Lalu bagaimana caranya agar mimpi kita untuk perbaikan ekonomi,perluasan kesempatan kerja, pengurangan pengangguran melalui dana desa bisa terwujud ?
Pertama, jika kebutuhan insfrastruktur memang sangat mendesak, maka pilihlah model padat karya, dimana pengerjaan prasarana fisik insfrastruktur melibatkan seluruh komponen masyarakat, terutama para penganggur sehingga perputaran uang dimasyarakat dan daya beli meningkat. Ciri khas padat karya adalah: (1).
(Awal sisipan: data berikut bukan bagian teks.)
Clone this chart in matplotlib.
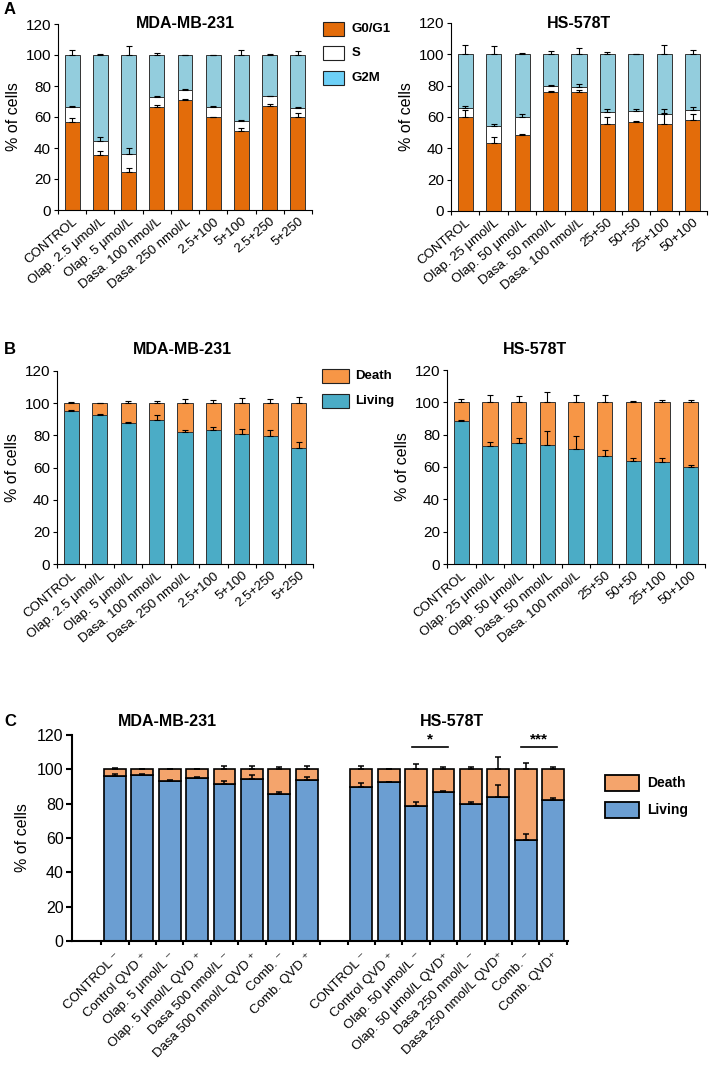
import numpy as np
import matplotlib
matplotlib.use("Agg")
import matplotlib.pyplot as plt

plt.rcParams['font.family'] = ['Liberation Sans', 'DejaVu Sans']

# ---- Panel A: cell cycle ----
labels_a_mda = ["CONTROL", "Olap. 2.5 \u03bcmol/L", "Olap. 5 \u03bcmol/L", "Dasa. 100 nmol/L",
                "Dasa. 250 nmol/L", "2.5+100", "5+100", "2.5+250", "5+250"]
labels_a_hs = ["CONTROL", "Olap. 25 \u03bcmol/L", "Olap. 50 \u03bcmol/L", "Dasa. 50 nmol/L",
               "Dasa. 100 nmol/L", "25+50", "50+50", "25+100", "50+100"]

g0_mda = [56.6, 35.3, 24.7, 66.5, 71.0, 59.8, 51.2, 66.9, 60.0]
s_mda = [9.6, 9.4, 11.2, 6.6, 6.4, 6.9, 6.4, 6.4, 5.8]
g0_err_mda = [2.5, 3.0, 2.2, 1.0, 0.5, 0.4, 2.0, 1.7, 2.8]
s_err_mda = [1.0, 2.5, 4.0, 0.7, 0.5, 0.4, 0.6, 0.5, 0.5]
g2m_err_mda = [3.0, 0.5, 6.0, 1.5, 0.0, 0.0, 3.0, 0.6, 2.6]

g0_hs = [59.7, 43.5, 48.6, 76.0, 75.8, 55.8, 56.7, 55.8, 58.0]
s_hs = [6.3, 10.9, 11.7, 3.6, 3.2, 7.2, 7.4, 6.4, 6.5]
g0_err_hs = [4.5, 3.8, 0.6, 0.5, 1.7, 4.0, 1.0, 6.5, 3.6]
s_err_hs = [1.0, 1.0, 1.5, 0.7, 2.0, 2.2, 0.9, 2.6, 2.0]
g2m_err_hs = [6.0, 5.3, 1.0, 2.1, 4.2, 1.7, 0.4, 5.7, 2.8]

# ---- Panel B: viability ----
living_b_mda = [95.3, 92.8, 87.8, 89.5, 82.3, 83.5, 81.0, 79.6, 72.4]
living_err_b_mda = [0.6, 0.4, 0.4, 3.0, 1.2, 1.7, 2.7, 3.5, 3.7]
death_err_b_mda = [0.6, 0.4, 1.6, 1.4, 2.5, 1.9, 3.3, 2.7, 3.9]

living_b_hs = [88.5, 73.0, 74.7, 73.4, 71.1, 66.9, 63.8, 63.4, 60.3]
living_err_b_hs = [0.8, 2.7, 3.3, 8.8, 7.8, 3.8, 1.7, 2.1, 1.0]
death_err_b_hs = [1.9, 4.8, 3.8, 6.1, 4.8, 4.8, 1.0, 1.5, 1.3]

# ---- Panel C: QVD ----
labels_c_mda = ["CONTROL \u207b", "Control QVD \u207a", "Olap. 5 \u03bcmol/L \u207b",
                "Olap. 5 \u03bcmol/L QVD \u207a", "Dasa 500 nmol/L \u207b",
                "Dasa 500 nmol/L QVD \u207a", "Comb. \u207b", "Comb. QVD \u207a"]
labels_c_hs = ["CONTROL \u207b", "Control QVD \u207a", "Olap. 50 \u03bcmol/L \u207b",
               "Olap. 50 \u03bcmol/L QVD\u207a", "Dasa 250 nmol/L \u207b",
               "Dasa 250 nmol/L QVD\u207a", "Comb. \u207b", "Comb. QVD\u207a"]
living_c_mda = [95.9, 96.9, 93.0, 95.2, 91.3, 94.6, 85.5, 93.6]
living_err_c_mda = [1.4, 0.3, 1.0, 0.4, 1.7, 1.9, 1.2, 2.0]
death_err_c_mda = [1.0, 0.0, 0.4, 0.4, 1.9, 1.9, 1.5, 1.9]
living_c_hs = [89.7, 92.5, 78.5, 86.7, 79.7, 83.8, 58.8, 82.0]
living_err_c_hs = [2.2, 0.3, 2.5, 0.9, 1.5, 7.1, 3.7, 1.4]
death_err_c_hs = [1.9, 0.0, 2.9, 1.2, 1.5, 7.2, 3.9, 1.5]

# colours
C_G0 = "#e36c0a"
C_S = "#ffffff"
C_G2M = "#93cddd"
C_G2M_LEG = "#6dd0f7"
C_DEATH_B = "#f79646"
C_LIVING_B = "#4bacc6"
C_DEATH_C = "#f4a46c"
C_LIVING_C = "#6b9ed2"

W, H = 709, 1080
fig = plt.figure(figsize=(W / 100, H / 100), dpi=100)


def axes_px(x0, y0, x1, y1):
    """Add axes from pixel box (left, top, right, bottom)."""
    return fig.add_axes([x0 / W, 1 - y1 / H, (x1 - x0) / W, (y1 - y0) / H])


def style_axis(ax, n, labels, lw=0.8, fs=9.5):
    ax.set_ylim(0, 120)
    ax.set_yticks(range(0, 121, 20))
    ax.set_xlim(-0.5, n - 0.5)
    for sp in ["top", "right"]:
        ax.spines[sp].set_visible(False)
    for sp in ["left", "bottom"]:
        ax.spines[sp].set_linewidth(lw)
    ax.set_xticks(np.arange(n))
    ax.set_xticklabels(labels, rotation=40, ha="right", rotation_mode="anchor", fontsize=fs)
    ax.tick_params(axis="x", length=0, pad=4)
    ax.set_xticks(np.arange(n + 1) - 0.5, minor=True)
    ax.tick_params(axis="x", which="minor", length=3, width=lw)
    ax.tick_params(axis="y", labelsize=11, length=3, width=lw, pad=2)
    ax.set_ylabel("% of cells", fontsize=11.5, labelpad=3)


def up_err(ax, x, top, err, lw=0.8, cap=2.0):
    top = np.asarray(top, dtype=float)
    err = np.asarray(err, dtype=float)
    ax.errorbar(x, top, yerr=[np.zeros_like(err), err], fmt="none", ecolor="black",
                elinewidth=lw, capsize=cap, capthick=lw)


def cycle_panel(ax, g0, s, e0, es, eg, labels, title):
    x = np.arange(len(g0))
    g0 = np.asarray(g0)
    s = np.asarray(s)
    g2m = 100 - g0 - s
    kw = dict(width=0.53, edgecolor="#333333", linewidth=0.7)
    ax.bar(x, g0, color=C_G0, **kw)
    ax.bar(x, s, bottom=g0, color=C_S, **kw)
    ax.bar(x, g2m, bottom=g0 + s, color=C_G2M, **kw)
    up_err(ax, x, g0, e0)
    up_err(ax, x, g0 + s, es)
    up_err(ax, x, g0 + s + g2m, eg)
    style_axis(ax, len(g0), labels)
    ax.text(0.5, 1.0, title, transform=ax.transAxes, ha="center", va="center",
            fontsize=11.5, fontweight="bold")


def viab_panel(ax, living, el, ed, labels, title, title_x, c_live, c_dead):
    x = np.arange(len(living))
    living = np.asarray(living)
    kw = dict(width=0.53, edgecolor="#333333", linewidth=0.7)
    ax.bar(x, living, color=c_live, **kw)
    ax.bar(x, 100 - living, bottom=living, color=c_dead, **kw)
    up_err(ax, x, living, el)
    up_err(ax, x, np.full(len(living), 100.0), ed)
    style_axis(ax, len(living), labels)
    fig.text(title_x / W, 1 - 350 / H, title, ha="center", va="center",
             fontsize=11.5, fontweight="bold")


# ---- A ----
ax_a1 = axes_px(58, 24, 312, 210)
cycle_panel(ax_a1, g0_mda, s_mda, g0_err_mda, s_err_mda, g2m_err_mda, labels_a_mda, "MDA-MB-231")
ax_a2 = axes_px(451, 23, 707, 211)
cycle_panel(ax_a2, g0_hs, s_hs, g0_err_hs, s_err_hs, g2m_err_hs, labels_a_hs, "HS-578T")

for lab, col, yy in [("G0/G1", C_G0, 29), ("S", C_S, 53), ("G2M", C_G2M_LEG, 78)]:
    fig.patches.append(plt.Rectangle((323 / W, 1 - (yy + 7) / H), 21 / W, 14 / H,
                                     transform=fig.transFigure, facecolor=col,
                                     edgecolor="#222222", linewidth=0.8))
    fig.text(352 / W, 1 - yy / H, lab, ha="left", va="center", fontsize=9.5, fontweight="bold")

# ---- B ----
ax_b1 = axes_px(57, 371, 313, 564)
viab_panel(ax_b1, living_b_mda, living_err_b_mda, death_err_b_mda, labels_a_mda,
           "MDA-MB-231", 182, C_LIVING_B, C_DEATH_B)
ax_b2 = axes_px(447, 370, 705, 564)
viab_panel(ax_b2, living_b_hs, living_err_b_hs, death_err_b_hs, labels_a_hs,
           "HS-578T", 535, C_LIVING_B, C_DEATH_B)

for lab, col, yy in [("Death", C_DEATH_B, 376), ("Living", C_LIVING_B, 401)]:
    fig.patches.append(plt.Rectangle((322 / W, 1 - (yy + 7) / H), 27 / W, 14 / H,
                                     transform=fig.transFigure, facecolor=col,
                                     edgecolor="#222222", linewidth=0.8))
    fig.text(355 / W, 1 - yy / H, lab, ha="left", va="center", fontsize=9.5, fontweight="bold")

# ---- C ----
ax_c = axes_px(72, 735, 568, 941)
x_mda = np.arange(8)
x_hs = np.arange(8) + 9
xc = np.concatenate([x_mda, x_hs])
living_c = np.array(living_c_mda + living_c_hs)
kw = dict(width=0.8, edgecolor="black", linewidth=1.2)
ax_c.bar(xc, living_c, color=C_LIVING_C, **kw)
ax_c.bar(xc, 100 - living_c, bottom=living_c, color=C_DEATH_C, **kw)
up_err(ax_c, xc, living_c, living_err_c_mda + living_err_c_hs, lw=1.1, cap=2.5)
up_err(ax_c, xc, np.full(len(xc), 100.0), death_err_c_mda + death_err_c_hs, lw=1.1, cap=2.5)

ax_c.set_ylim(0, 120)
ax_c.set_yticks(range(0, 121, 20))
ax_c.set_xlim(-1.57, 16.55)
for sp in ["top", "right"]:
    ax_c.spines[sp].set_visible(False)
for sp in ["left", "bottom"]:
    ax_c.spines[sp].set_linewidth(1.5)
ax_c.set_xticks(xc)
ax_c.set_xticklabels(labels_c_mda + labels_c_hs, rotation=45, ha="right",
                     rotation_mode="anchor", fontsize=9.5)
ax_c.tick_params(axis="x", length=0, pad=7)
ax_c.set_xticks(np.concatenate([np.arange(9) - 0.5, np.arange(9) + 8.5]), minor=True)
ax_c.tick_params(axis="x", which="minor", length=3, width=1.5)
ax_c.tick_params(axis="y", labelsize=11.5, length=4, width=1.5, pad=2)
ax_c.set_ylabel("% of cells", fontsize=11.5, labelpad=5)

# significance bars
for x0, x1, star in [(11, 12, "*"), (15, 16, "***")]:
    ax_c.plot([x0 - 0.15, x1 + 0.15], [113, 113], color="black", lw=1.2, clip_on=False)
    ax_c.text((x0 + x1) / 2, 113.3, star, ha="center", va="bottom", fontsize=11,
              fontweight="bold", clip_on=False)

fig.text(167 / W, 1 - 722 / H, "MDA-MB-231", ha="center", va="center", fontsize=11.5,
         fontweight="bold")
fig.text(452 / W, 1 - 722 / H, "HS-578T", ha="center", va="center", fontsize=11.5,
         fontweight="bold")

for lab, col, yy in [("Death", C_DEATH_C, 783), ("Living", C_LIVING_C, 810)]:
    fig.patches.append(plt.Rectangle((605 / W, 1 - (yy + 8) / H), 34 / W, 16 / H,
                                     transform=fig.transFigure, facecolor=col,
                                     edgecolor="black", linewidth=1.3))
    fig.text(647 / W, 1 - yy / H, lab, ha="left", va="center", fontsize=10, fontweight="bold")

# panel letters
for letter, yy in [("A", 9), ("B", 350), ("C", 722)]:
    fig.text(4 / W, 1 - yy / H, letter, ha="left", va="center", fontsize=12, fontweight="bold")

fig.savefig("out.png", dpi=100)
plt.close(fig)
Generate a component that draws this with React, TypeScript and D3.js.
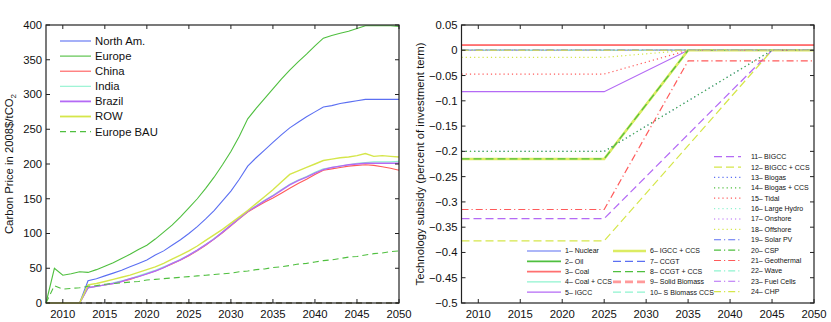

Model kegiatan padat karya, sesuai dengan namanya, adalah ditujukan untuk menyerap tenaga kerja dalam jumlah yang banyak serta mempunyai dampak manfaat bagi pekerja maupun masyarakat.
Hal ini tentu saja sangat berbeda bila sarana dan prasarana fisik tersebut dikerjakan secara kontraktual oleh pihak ketiga, karena mereka akan menggunakan alat berat yang tentunya lebih efisien dengan melibatkan operator mesin dengan jumlah terbatas. (2). Ciri khas yang paling menonjol dari model padat karya adalah proporsi penganggaran yang lebih besar disediakan untuk uang perangsang kerja (Upah) yaitu sebesar 70 % - 60 % dan sisanya 30 % - 40 % diperuntukkan untuk bahan bangunan atau material lainnya.